Sumter deputies: Body cameras just as important as guns

Sumter deputies: Body cameras just as important as guns
Sumter County Sheriff Deputies said their new body cameras will be able to categorize serious and minor crimes on their own. (Source: WALB)

AMERICUS, Ga. (WALB) - Sumter County Sheriff’s deputies said with everyone being recorded now, the extra set of eyes from a body camera will tell the true story, so body cameras are as vital guns.

Americus police Officer Nicholas Smarr and Georgia Southwestern State University Officer Jody Smith were killed while responding to a domestic call in 2016.

The Smarr and Smith Foundation believes that law enforcement officers must have the right equipment to do their job, so the non-profit organization donated Axon cameras to the agency, and about 80% of Sumter deputies have the new body cameras.

Sheriff Eric Bryant said their new body cameras will be able to categorize serious and minor crimes on their own.

Sheriff Eric Bryant said body cameras will not only protect them but citizens as well.
Sheriff Eric Bryant said body cameras will not only protect them but citizens as well. (Source: WALB)

An example would be the camera being able to keep footage of something like a shooting for a long period of time, and holding footage of someone having car issues on the side of the road for a shorter period of time.

Deputies said after testing the cameras over the past week, they didn’t notice any issues with them.

Sheriff Bryant said body cameras will not only protect them but citizens as well.

“Whenever an incident occurs and an officer feels like or the citizen feels like the officer done something wrong or didn’t do something right.

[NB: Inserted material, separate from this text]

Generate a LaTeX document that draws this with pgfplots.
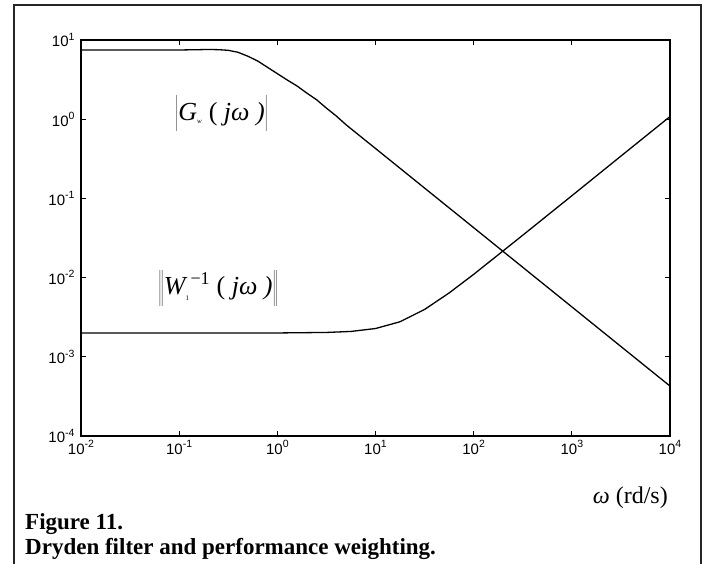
\documentclass[border=0pt]{standalone}
\usepackage{fontspec}
\setmainfont{Liberation Serif}
\newfontfamily\axfont{Liberation Sans}
\usepackage{pgfplots}
\pgfplotsset{compat=1.18}

% tick label: ten with a small raised exponent
\newcommand{\ex}[1]{{\axfont\fontsize{15}{17}\selectfont 10\raisebox{6.5pt}{\fontsize{10.5}{11}\selectfont #1}}}

% |G_w(jw)|, Dryden filter
\pgfplotstableread{
w        g
0.01     7.48
0.0316   7.48
0.1      7.48
0.158    7.55
0.2      7.59
0.251    7.55
0.316    7.41
0.398    7.00
0.501    6.24
0.631    5.43
0.794    4.52
1        3.76
1.259    3.13
1.585    2.63
1.995    2.14
2.512    1.76
3.162    1.38
3.981    1.10
5.012    0.851
6.31     0.676
7.943    0.537
10       0.427
31.62    0.135
100      0.0427
316.2    0.0135
1000     0.00427
3162     0.00135
10000    0.000427
}\gtable

% ||W_1^-1(jw)||, performance weighting
\pgfplotstableread{
w        m
0.01     0.00200
0.1      0.00200
1        0.00200
3.162    0.00203
5.623    0.00209
10       0.002275
17.78    0.00277
31.62    0.00396
56.23    0.00640
100      0.01099
316.2    0.0343
1000     0.108
3162     0.342
10000    1.08
}\wtable

\begin{document}
\begin{tikzpicture}
\useasboundingbox (-81pt,-128pt) rectangle (624pt,436pt);
% outer frame of the figure
\draw[line width=1.3pt, black!85] (-67pt,-131pt) -- (-67pt,431pt) -- (620pt,431pt) -- (620pt,-131pt);
\begin{axis}[
    at={(0pt,0pt)}, anchor=south west,
    scale only axis,
    width=589pt, height=396pt,
    xmode=log, ymode=log,
    xmin=1e-2, xmax=1e4,
    ymin=1e-4, ymax=10,
    xminorticks=false, yminorticks=false,
    xtick={1e-2,1e-1,1,1e1,1e2,1e3,1e4},
    xticklabels={\ex{-2},\ex{-1},\ex{0},\ex{1},\ex{2},\ex{3},\ex{4}},
    ytick={1e-4,1e-3,1e-2,1e-1,1,1e1},
    yticklabels={\ex{-4},\ex{-3},\ex{-2},\ex{-1},\ex{0},\ex{1}},
    tick align=inside,
    major tick length=5pt,
    tick style={line width=1pt, black},
    axis line style={line width=1.5pt},
    xticklabel style={yshift=-1pt},
    yticklabel style={xshift=-3pt},
]
\addplot[black, line width=1.3pt] table[x=w, y=g] {\gtable};
\addplot[black, line width=1.3pt] table[x=w, y=m] {\wtable};
\node at (axis cs:0.27,1.2) {\fontsize{26}{30}\selectfont
  $\left|\rule[-10pt]{0pt}{36pt}\mbox{\itshape G}_{\mbox{\fontsize{7}{8}\selectfont\itshape w}}\mbox{ ( \itshape jω )}\right|$};
\node at (axis cs:0.25,0.0075) {\fontsize{26}{30}\selectfont
  $\left\|\rule[-10pt]{0pt}{36pt}\mbox{\itshape W}_{\mbox{\fontsize{7}{8}\selectfont 1}}^{\hspace{5pt}\mbox{\fontsize{18}{20}\selectfont −1}}\mbox{ ( \itshape jω )}\right\|$};
\end{axis}
\node[anchor=base east, inner sep=0pt] at (587pt,-68pt) {\fontsize{24}{28}\selectfont \textit{ω} (rd/s)};
\node[anchor=base west, inner sep=0pt] at (-56pt,-94pt) {\fontsize{23}{26}\selectfont\bfseries Figure 11.};
\node[anchor=base west, inner sep=0pt] at (-56pt,-119pt) {\fontsize{23}{26}\selectfont\bfseries Dryden filter and performance weighting.};
\end{tikzpicture}
\end{document}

That gives that citizen another line of video that occurred. At the same time, it protects the officer or gives the officer a second set of eyes to actually what has happened” said Sheriff Bryant.

Smarr and Smith Foundation President Jessi Simmons said they ran a fundraiser and had guns donated in order to get the money for the Axon body cameras.
Smarr and Smith Foundation President Jessi Simmons said they ran a fundraiser and had guns donated in order to get the money for the Axon body cameras. (Source: WALB)

Smarr and Smith Foundation president Jessi Simmons said they continue to support local law enforcement because they don’t want anybody to experience the loss of a loved one especially if they’re protecting people.

Over the years, she said they’ve donated body armor, ballistic shields, and even created scholarships, and Axon body cameras that cost more than $4,000.

Simmons details how they were able to come with the money to get the cameras.

“We had three guns donated by Barons guns of Butler and also a gun donated by winded warriors out of Albany and so we sold raffle tickets and of course our little village rallied and bought a ton of them and four lucky winners got a gun and we were able to provide equipment” said Simmons.

Simmons said they have provided equipment for Sumter County Sheriff’s Office, Americus Police, and GSW security.

She also said they plan on having more donations to give in the near future.